Where is your single veriable distribution $\displaystyle f(y)$?

3. To obtain P(X>1|Y=y) you need the conditional density f(x|y) and you integrate x from 1 to infinity.

Both P(X>1 and Y=y) and P(Y=y) are zero.

$\displaystyle f(x|y)={f(x,y)\over f_Y(y)}$

4. Originally Posted by novice
Where is your single veriable distribution $\displaystyle f(y)$?
f(y)= S (exp(-x/y)*exp(-y))/y dx = exp(-y) <--------integration
f(x)= S (exp(-x/y)*exp(-y))/y dy =?....

I want to show that X and Y are independent,
so P(X>1|Y=y) = P(X>1)

5. SORRY, they are dependent by inspection.
The joint denisty does not factor.
This looks like a nasty integral.

6. there is another question :
Let X and Y be jointly continuous random variable with joint density function

f(x,y) = kxy for 0<=x<=2 and 0<y<x
f(x,y) =0 otherwise

There are 4 questions. I have solved the first two.

1, k=1/2
2,density function of X: f(x)=x^3/4 for 0<=x<=2
density function of Y: f(y)= y for 0<y<x

I have not solved the 3rd and 4th questions yet

3, Are X and Y independent?
4,Find P(X>3/2|Y=1)

It seems that the 2nd part is not correct.........
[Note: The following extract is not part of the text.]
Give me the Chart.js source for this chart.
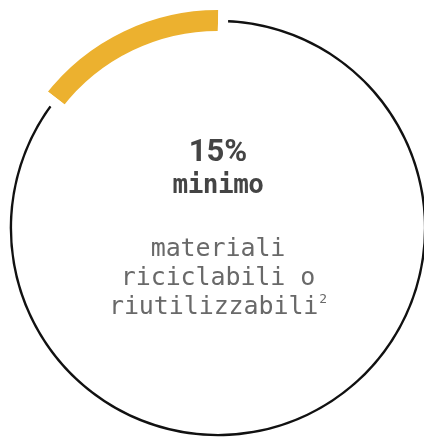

7. Originally Posted by matheagle
SORRY, they are dependent by inspection.
The joint denisty does not factor.
This looks like a nasty integral.
integrate exp(-x/y)/y with respect to x from 1 to infinity is exp(-1/y)
So P(X>1|Y=y)=exp(-1/y)

Is it correct?

8. any probability is between 0 and 1, inclusive.
So you need to find the correct density and integrate.

9. Originally Posted by ldpsong
there is another question :
Let X and Y be jointly continuous random variable with joint density function

f(x,y) = kxy for 0<=x<=2 and 0<y<x
f(x,y) =0 otherwise

There are 4 questions. I have solved the first two.

1, k=1/2
2,density function of X: f(x)=x^3/4 for 0<=x<=2
density function of Y: f(y)= y for 0<y<x

I have not solved the 3rd and 4th questions yet

3, Are X and Y independent?
4,Find P(X>3/2|Y=1)

It seems that the 2nd part is not correct.........

These two are dependent rvs since y<x.

To obtain k you need

$\displaystyle 1=k\int_0^2\int_0^x xy dydx$

AND the mariginal density of Y CANNOT have x in it.
It's a function of just y.
The mariginal of Y has support from 0 to 2.

10. Originally Posted by matheagle
These two are dependent rvs since y<x.

To obtain k you need

$\displaystyle 1=k\int_0^2\int_0^x xy dydx$

AND the mariginal density of Y CANNOT have x in it.
It's a function of just y.
The mariginal of Y has support from 0 to 2.
Do you means that this one
" density function of Y: f(y)= y for 0<y<x "
should be changed to this
"density function of Y: f(y)= y for 0<y<2 "

But I still found that density function cannot satisfy the condition ......
Can I change it to:
"density function of Y: f(y)= y for 0<y<2^(1/2) "